For luxury brands, though, profits are decreasing rapidly because fewer tourists are using Hong Kong as a shopping destination. Forbes estimates tourists account for up to 70% of luxury purchases there, and whilst the largest declines came from mainland China, dropping by 58%, numbers of longer-haul visitors from the U.S., U.K., France and Australia also fell by 36.1% in November. Losing such a significant proportion of their target market, it is hardly surprising that high-end brands should see their profits suffer.

For other, more affordable commodities and services, the protestors have developed an online colour code to indicate for different restaurants, shops and service providers: black, red, and blue support trashing, spray-painting, or simply boycotting a location, while a yellow marker encourages protestors to actively support the shop with business.

Activists can use their economic power to send a political message and empower the communities around them. Services boycotted regularly include banks, metros and large conglomerates like Starbucks: big corporations that pro-democracy Hong Kongers feel are representative of the Chinese elite.

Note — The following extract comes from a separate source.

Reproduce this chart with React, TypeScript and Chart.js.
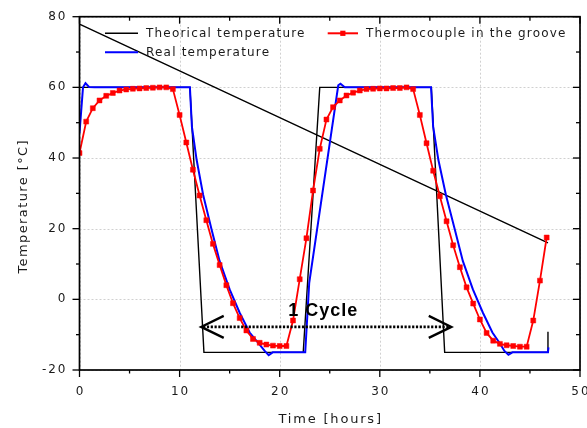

Indeed, economic inequality is growing in Hong Kong, with the Gini coefficient at 0.539 (where zero indicates income equality on a scale from zero to one), the highest it has been in 45 years.  Hong Kong’s malls, centres of commercialism and luxury, have also become targets for protest, with protestors staging a peaceful rally in the suburban New Town Plaza luxury shopping mall in July. The professor of architecture at the University of Hong Kong, Cecilia Chu, describes how “the mall quickly evolved into a major site of protest because it now comes to represent something more specific: the corporate power of developer Sun Hung Kai, which is seen by protesters as a ‘colluder’ with the government and police.”

The inequality in Hong Kong is most apparent in its housing prices, and the inability of some elite corporate developers, such as Sun Hung Kai, to decrease their rent prices affects both ends of the spectrum, from luxury brands like Louis Vuitton to local activists seeking better housing.

Andrew Sheng points out that the struggle in Hong Kong is often figured as a ‘fight between two civilisations’, as Hong Kong legislator Fernando Cheung stated. Pro-democracy activism is synonymous with improved welfare and equality, but in failing to recognise the distinction between the two, we can forget the frustrations the Hong Kongers have at their economic and social circumstances. While the closure of luxury fashion stores in Hong Kong is not a direct result of protestor action, it represents the anger held against the wealthier, elite supporters of China.